IT has been 40 months in the making and now a group of ladies and festival organisers are celebrating after an embroidery was revealed.

It has been lovingly stitched by Kings and Headbourne Worthy residents as part of the Worthys Festival. It was recently installed in a special frame in the entrance to Kings Worthy Primary School.

The designers, Jill Bentley and Jackie Langfeld, worked with volunteers to make the piece. They are: Lynne Archer, Joan Bancroft, Michelle Dennison-Hall, Eleanor Hamblin, Joan Jarrett, Shirley Lovell, Jenny Martin, Natalie Newman, Clare Smith, Claire Welland, Margaret Woodley and Alison Woolford.
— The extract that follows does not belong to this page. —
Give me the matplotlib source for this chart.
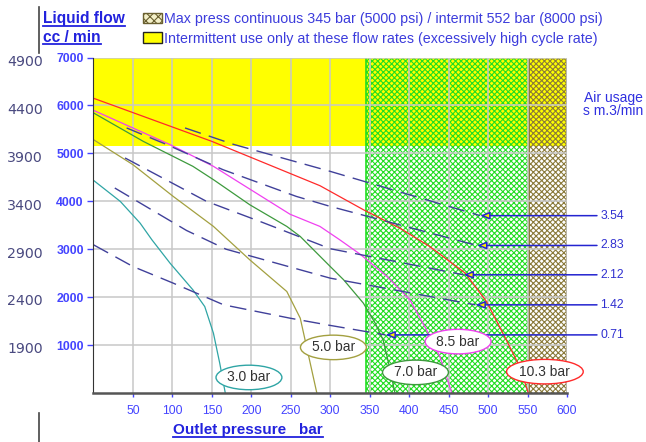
import matplotlib
matplotlib.use('agg')
import matplotlib.pyplot as plt
from matplotlib.patches import Rectangle
from matplotlib.lines import Line2D

plt.rcParams['font.family'] = ['Liberation Sans', 'DejaVu Sans']
plt.rcParams['hatch.linewidth'] = 0.8

# pump curves: outlet pressure (bar) vs liquid flow (cc/min)
p_103 = [0, 150, 287, 342, 388, 426, 471, 498, 521, 540, 551]
q_103 = [6150, 5250, 4325, 3824, 3441, 3057, 2501, 1908, 1176, 550, 0]
p_85 = [0, 97, 152, 249, 287, 312, 338, 372, 401, 422, 439, 454]
q_85 = [5898, 5182, 4729, 3730, 3475, 3197, 2894, 2430, 1943, 1316, 758, 0]
p_70 = [0, 63, 126, 152, 198, 245, 262, 300, 317, 342, 357, 367, 374, 382]
q_70 = [5844, 5251, 4729, 4451, 3928, 3475, 3266, 2639, 2361, 1874, 1456, 1107, 620, 0]
p_50 = [0, 50, 101, 152, 198, 245, 262, 270, 283]
q_50 = [5286, 4764, 4102, 3476, 2779, 2117, 1561, 967, 0]
p_30 = [0, 34, 59, 74, 97, 126, 141, 152, 160, 167]
q_30 = [4437, 3997, 3546, 3197, 2709, 2152, 1803, 1247, 620, 0]

# air usage lines (s m.3/min)
air_labels = ['3.54', '2.83', '2.12', '1.42', '0.71']
air_p = [[116, 177, 300, 490],
         [42, 93, 164, 257, 300, 486],
         [40, 143, 214, 300, 469],
         [27, 118, 168, 300, 484],
         [0, 50, 101, 165, 249, 296, 370]]
air_q = [[5530, 5190, 4624, 3700],
         [5530, 5182, 4660, 4102, 3893, 3078],
         [4904, 4000, 3560, 3010, 2466],
         [4277, 3390, 3000, 2396, 1839],
         [3092, 2639, 2292, 1839, 1561, 1421, 1212]]

y_ticks = [1000, 2000, 3000, 4000, 5000, 6000, 7000]
y_alt = [1900, 2400, 2900, 3400, 3900, 4400, 4900]
x_ticks = [50, 100, 150, 200, 250, 300, 350, 400, 450, 500, 550, 600]

curves = [(p_30, q_30, '#2fa5a5', '3.0 bar', 197, 324),
          (p_50, q_50, '#a3a040', '5.0 bar', 304, 951),
          (p_70, q_70, '#3d9a3d', '7.0 bar', 408, 430),
          (p_85, q_85, '#f040f0', '8.5 bar', 462, 1072),
          (p_103, q_103, '#ff2a2a', '10.3 bar', 572, 445)]

fig = plt.figure(figsize=(6.46, 4.42), dpi=100)
ax = fig.add_axes([0.1447, 0.1109, 0.7330, 0.7590])
ax.set_xlim(0, 600)
ax.set_ylim(0, 7000)

# zones
ax.axhspan(5150, 7000, color='#ffff00', lw=0, zorder=0.8)
ax.add_patch(Rectangle((345, 0), 207, 7000, fc='none', ec='#22dd22',
                       hatch='xxxxxx', lw=0, zorder=1))
ax.axvline(345, color='#22dd22', lw=1.2, zorder=1.1)
ax.add_patch(Rectangle((552, 0), 48, 7000, fc='none', ec='#8a7a3a',
                       hatch='xxxxxx', lw=0, zorder=1))
ax.axvline(552, color='#8a7a3a', lw=1.4, zorder=1.1)
ax.axvline(600, color='#8a7a3a', lw=1.4, zorder=1.1)

ax.set_axisbelow('line')
ax.grid(True, color='#c8c8c8', lw=1.1)
ax.set_xticks(x_ticks)
ax.set_yticks(y_ticks)
ax.tick_params(axis='x', colors='#4444ff', length=3, width=1, pad=6, labelsize=8.8)
ax.tick_params(axis='y', colors='#4444ff', length=4, width=1, pad=3, labelsize=8.8)
for lab in ax.get_yticklabels():
    lab.set_fontweight('bold')
for s in ['top', 'right']:
    ax.spines[s].set_visible(False)
ax.spines['left'].set_color('#333333')
ax.spines['bottom'].set_color('#555555')
ax.spines['bottom'].set_linewidth(1.8)

for v, a in zip(y_ticks, y_alt):
    ax.text(-0.107, v - 90, str(a), transform=ax.get_yaxis_transform(),
            ha='right', va='center', fontsize=10.2, color='#4a4a80',
            family='DejaVu Sans')

for p, q, c, lab, lx, ly in curves:
    ax.plot(p, q, color=c, lw=0.9, zorder=2)
    ax.text(lx, ly, lab, ha='center', va='center', fontsize=10, color='#333333',
            zorder=5, bbox=dict(boxstyle='ellipse,pad=0.12', fc='white', ec=c, lw=1))

for p, q, lab in zip(air_p, air_q, air_labels):
    ax.plot(p, q, color='#40409a', lw=1.0, dashes=(12, 6), zorder=2.2)
    ax.annotate('', xy=(p[-1], q[-1]), xytext=(638, q[-1]), annotation_clip=False,
                arrowprops=dict(arrowstyle='-|>,head_length=0.55,head_width=0.22',
                                fc='#ffee00', ec='#2424d0', lw=1.1,
                                shrinkA=0, shrinkB=0), zorder=3)
    ax.text(642, q[-1], lab, ha='left', va='center', fontsize=8.8,
            color='#3030d0', clip_on=False)

ax.text(1.16, 0.86, 'Air usage\ns m.3/min', transform=ax.transAxes, ha='right',
        va='center', fontsize=10, color='#3030e0', linespacing=0.95)

# header legend
blue = '#2222dd'
t1 = fig.text(43 / 646, 1 - 18.5 / 442, 'Liquid flow', fontsize=11.2,
              fontweight='bold', color=blue, va='center')
t2 = fig.text(43 / 646, 1 - 37 / 442, 'cc / min', fontsize=11.2,
              fontweight='bold', color=blue, va='center')
t3 = fig.text(248 / 646, 1 - 430 / 442, 'Outlet pressure   bar', fontsize=11,
              fontweight='bold', color=blue, va='center', ha='center')
fig.patches.append(Rectangle((142.7 / 646, 1 - 22.7 / 442), 19 / 646, 10 / 442,
                             transform=fig.transFigure, fc='#f4f0c8',
                             ec='#6a6030', hatch='xxxx', lw=1))
fig.patches.append(Rectangle((142.7 / 646, 1 - 43.3 / 442), 19 / 646, 11.6 / 442,
                             transform=fig.transFigure, fc='#ffff00',
                             ec='#222222', lw=1))
fig.text(164 / 646, 1 - 19 / 442,
         'Max press continuous 345 bar (5000 psi) / intermit 552 bar (8000 psi)',
         fontsize=10.3, color='#3c3cdc', va='center')
fig.text(164 / 646, 1 - 39 / 442,
         'Intermittent use only at these flow rates (excessively high cycle rate)',
         fontsize=10.3, color='#3c3cdc', va='center')

fig.add_artist(Line2D([39 / 646, 39 / 646], [1 - 7 / 442, 1 - 53 / 442],
                      color='#444444', lw=1.2))
fig.add_artist(Line2D([39 / 646, 39 / 646], [1 - 413 / 442, 0],
                      color='#444444', lw=1.2))

fig.canvas.draw()
r = fig.canvas.get_renderer()
for t in [t1, t2, t3]:
    bb = t.get_window_extent(r).transformed(fig.transFigure.inverted())
    fig.add_artist(Line2D([bb.x0, bb.x1], [bb.y0 + 0.001, bb.y0 + 0.001],
                          color=blue, lw=1.3))

plt.savefig('out.png', dpi=100)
The panels reflect life in the Worthys through history, including the church, school, women’s institute, and various events from floods in 2014 to the Olympic torch relay.

Chair of the festival steering group, Jane Rutter, said it will be a “useful and interesting” teaching aid for the school.

“It is also a delightful and valuable piece of artwork in its own right, and the festival is proud to have supported the ladies who worked so hard to produce it by contributing the cost of the frame,” she said.

Two mothers, Claire Welland and Joan Jarrett, have started an after-school needlework club and their first challenge is to create a heading for the embroidery, entitled Worthys Festival Embroidery 2011-2015.

Now the people behind the embroidery are creating a quilt which will be raffled off at this year’s festival for a local charity, which has not yet been decided.